RAW DATA ::
^^^^^^^^^^^^^^^^

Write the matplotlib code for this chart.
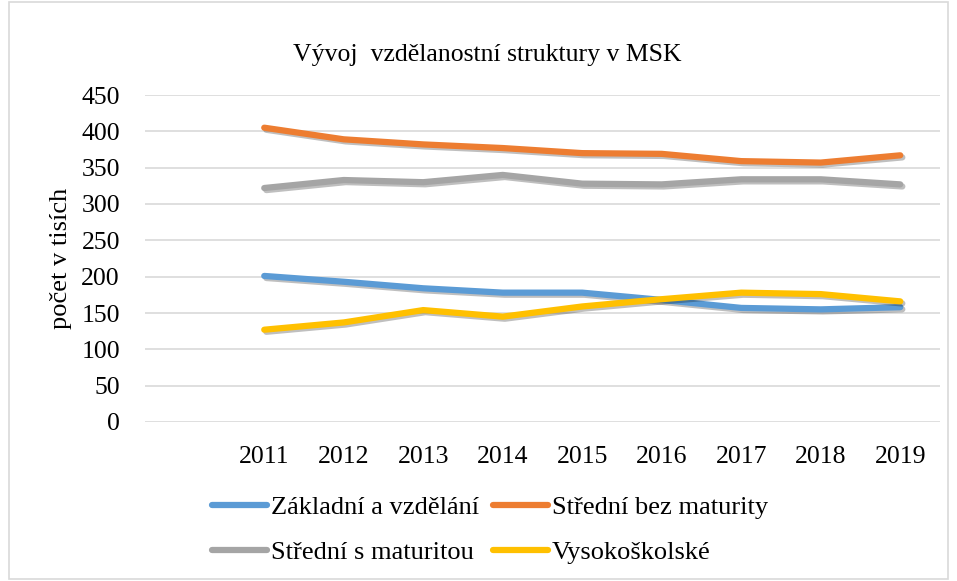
import matplotlib
matplotlib.use("Agg")
import matplotlib.pyplot as plt
import matplotlib.patheffects as pe
from matplotlib.patches import Rectangle
import numpy as np

years = ["2011", "2012", "2013", "2014", "2015", "2016", "2017", "2018", "2019"]
zakladni = [201, 193, 184, 178, 178, 168, 157, 155, 158]
stredni_bez = [405, 389, 382, 377, 370, 369, 359, 357, 367]
stredni_s = [322, 333, 330, 340, 328, 327, 334, 334, 327]
vysokoskolske = [127, 137, 154, 145, 159, 169, 178, 176, 166]

series_names = ["Základní a vzdělání", "Střední bez maturity",
                "Střední s maturitou", "Vysokoškolské"]
colors = ["#5B9BD5", "#ED7D31", "#A5A5A5", "#FFC000"]

plt.rcParams['font.family'] = ['Liberation Serif', 'DejaVu Serif']

fig = plt.figure(figsize=(9.57, 5.81), dpi=100)
ax = fig.add_axes([145/957, 1-422/581, (940-145)/957, (422-95)/581])

x = np.arange(1, len(years) + 1)
shadow = [pe.SimpleLineShadow(offset=(1.5, -1.5), shadow_color='black', alpha=0.25), pe.Normal()]
lines = []
for vals, name, c in zip([zakladni, stredni_bez, stredni_s, vysokoskolske], series_names, colors):
    ln, = ax.plot(x, vals, color=c, lw=4.5, solid_capstyle='round', label=name,
                  path_effects=shadow)
    lines.append(ln)

ax.set_xlim(-0.5, len(years) + 0.5)
ax.set_ylim(0, 450)
ax.set_yticks(range(0, 451, 50))
ax.set_xticks(x)
ax.set_xticklabels(years)
ax.tick_params(axis='both', length=0, labelsize=18.5, colors='black')
ax.tick_params(axis='x', pad=17)
ax.tick_params(axis='y', pad=18)
ax.grid(axis='y', color='#D9D9D9', lw=1.2)
ax.set_axisbelow(True)
for s in ax.spines.values():
    s.set_visible(False)

ax.set_ylabel("počet v tisích", fontsize=19, labelpad=7)
fig.text(487/957, 1-55/581, "Vývoj  vzdělanostní struktury v MSK", ha='center', va='center', fontsize=18.5)

order = [0, 2, 1, 3]
leg = fig.legend([lines[i] for i in order], [series_names[i] for i in order],
                 loc='center', bbox_to_anchor=(490/957, 1-530/581), ncol=2, frameon=False,
                 fontsize=19, handlelength=2.1, handletextpad=0.15, columnspacing=0.5,
                 labelspacing=0.8)
for h in leg.get_lines():
    h.set_linewidth(4.5)
    h.set_solid_capstyle('round')
    h.set_path_effects([])

fig.patches.append(Rectangle((9/957, 0.003), 1-18/957, 0.994, transform=fig.transFigure,
                             fill=False, edgecolor='#D9D9D9', lw=1.2))

fig.savefig("out.png", dpi=100)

^^^^^^^^^^^^^^^^

EXERCISE TASK :: Replicate the material above verbatim; images stay out of the copy.

REPLY ::
Write the matplotlib code for this chart.
import matplotlib
matplotlib.use("Agg")
import matplotlib.pyplot as plt
import matplotlib.patheffects as pe
from matplotlib.patches import Rectangle
import numpy as np

years = ["2011", "2012", "2013", "2014", "2015", "2016", "2017", "2018", "2019"]
zakladni = [201, 193, 184, 178, 178, 168, 157, 155, 158]
stredni_bez = [405, 389, 382, 377, 370, 369, 359, 357, 367]
stredni_s = [322, 333, 330, 340, 328, 327, 334, 334, 327]
vysokoskolske = [127, 137, 154, 145, 159, 169, 178, 176, 166]

series_names = ["Základní a vzdělání", "Střední bez maturity",
                "Střední s maturitou", "Vysokoškolské"]
colors = ["#5B9BD5", "#ED7D31", "#A5A5A5", "#FFC000"]

plt.rcParams['font.family'] = ['Liberation Serif', 'DejaVu Serif']

fig = plt.figure(figsize=(9.57, 5.81), dpi=100)
ax = fig.add_axes([145/957, 1-422/581, (940-145)/957, (422-95)/581])

x = np.arange(1, len(years) + 1)
shadow = [pe.SimpleLineShadow(offset=(1.5, -1.5), shadow_color='black', alpha=0.25), pe.Normal()]
lines = []
for vals, name, c in zip([zakladni, stredni_bez, stredni_s, vysokoskolske], series_names, colors):
    ln, = ax.plot(x, vals, color=c, lw=4.5, solid_capstyle='round', label=name,
                  path_effects=shadow)
    lines.append(ln)

ax.set_xlim(-0.5, len(years) + 0.5)
ax.set_ylim(0, 450)
ax.set_yticks(range(0, 451, 50))
ax.set_xticks(x)
ax.set_xticklabels(years)
ax.tick_params(axis='both', length=0, labelsize=18.5, colors='black')
ax.tick_params(axis='x', pad=17)
ax.tick_params(axis='y', pad=18)
ax.grid(axis='y', color='#D9D9D9', lw=1.2)
ax.set_axisbelow(True)
for s in ax.spines.values():
    s.set_visible(False)

ax.set_ylabel("počet v tisích", fontsize=19, labelpad=7)
fig.text(487/957, 1-55/581, "Vývoj  vzdělanostní struktury v MSK", ha='center', va='center', fontsize=18.5)

order = [0, 2, 1, 3]
leg = fig.legend([lines[i] for i in order], [series_names[i] for i in order],
                 loc='center', bbox_to_anchor=(490/957, 1-530/581), ncol=2, frameon=False,
                 fontsize=19, handlelength=2.1, handletextpad=0.15, columnspacing=0.5,
                 labelspacing=0.8)
for h in leg.get_lines():
    h.set_linewidth(4.5)
    h.set_solid_capstyle('round')
    h.set_path_effects([])

fig.patches.append(Rectangle((9/957, 0.003), 1-18/957, 0.994, transform=fig.transFigure,
                             fill=False, edgecolor='#D9D9D9', lw=1.2))

fig.savefig("out.png", dpi=100)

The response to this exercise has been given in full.